Ze zijn zich ook meer gaan identificeren met het thuisland. Ondanks het maatschappelijke succes op werk en op school, ondanks de verschuiving in waarden naar meer Westerse of Nederlandse waarden, is er iets gebeurd tussen 2006 en 2011 dat maakt dat migranten meer afstand tot Nederland zijn gaan voelen.

De vraag is natuurlijk hoe dat komt. Zou het kunnen komen omdat wij het debat over integratie zijn gaan voeren louter op basis van individuen en plekken waar de integratie niet goed gaat? Moeten we niet ook af en toe aandacht hebben voor de honderdduizenden mensen met wie het wel goed gaat? Zou dat niet beter zijn voor de integratie? Zou dat niet een beter voorbeeld zijn voor hen met wie het niet goed gaat, voor hen die niet willen deugen? Is dat niet de norm die we willen stellen?
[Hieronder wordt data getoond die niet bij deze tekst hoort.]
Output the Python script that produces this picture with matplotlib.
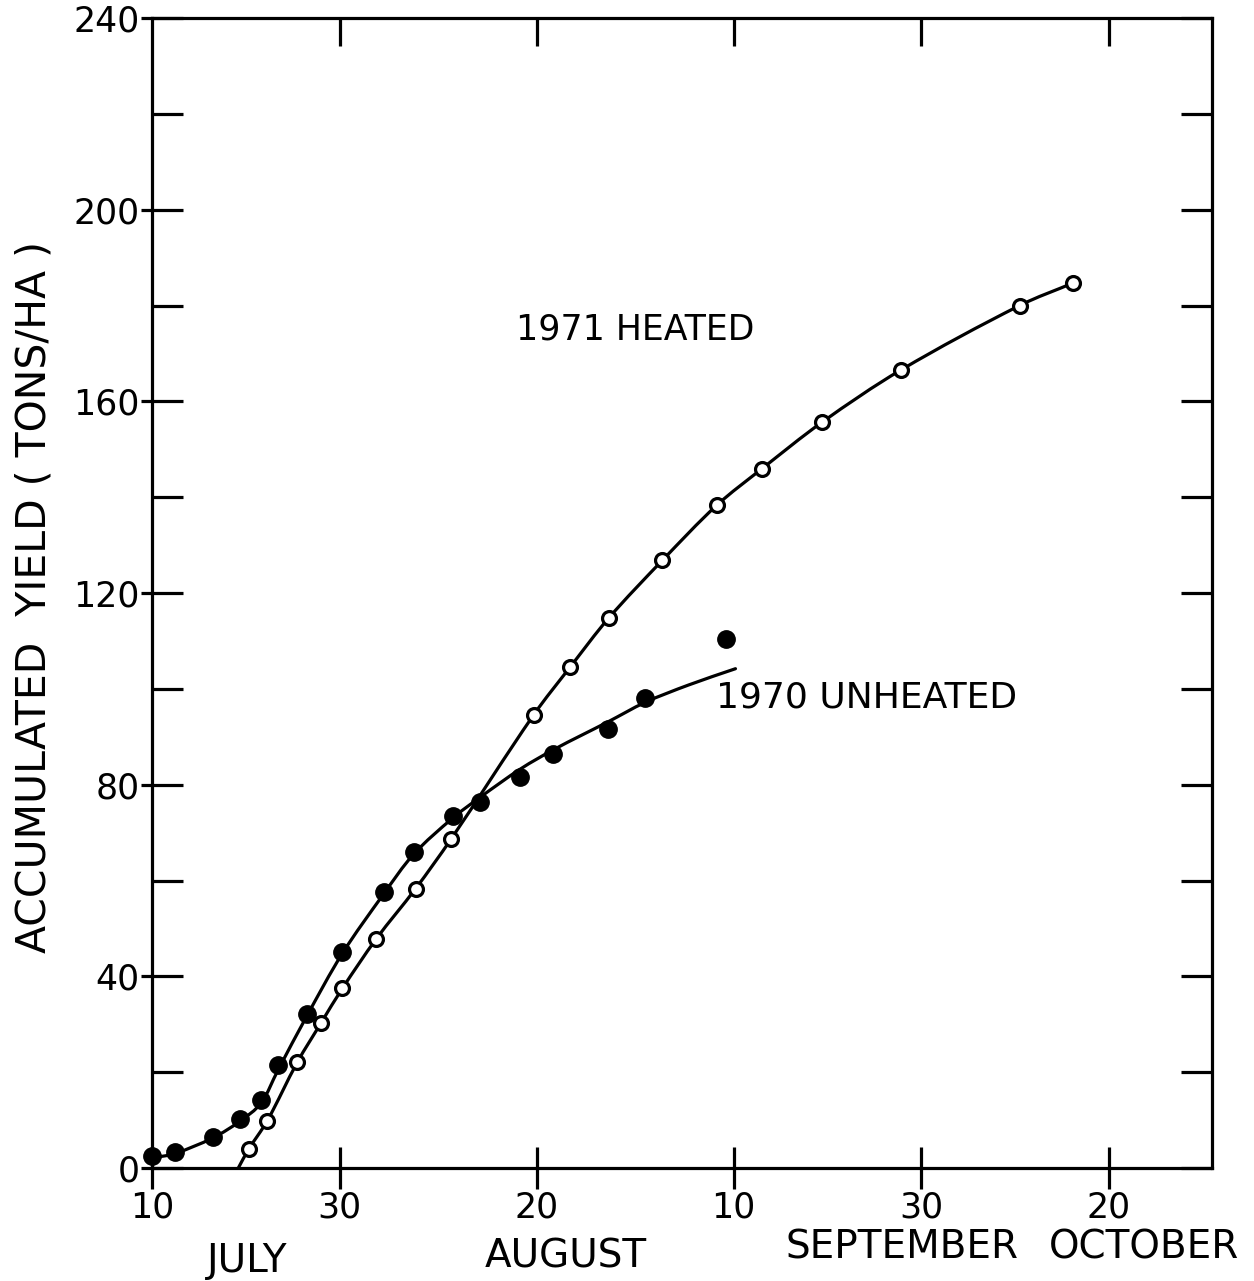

Integratie is in ieder geval niet de afwezigheid van criminaliteit. We hebben allemaal de plicht om de wet te volgen en niemand heeft recht op het veroorzaken van overlast. Integratie is meedoen. Integratie is bijdragen. Integratie is elkaar aanspreken op fouten, en integratie is ook elkaar waarderen voor het goede.

Een aardige gedachte voor Kerst, lijkt me.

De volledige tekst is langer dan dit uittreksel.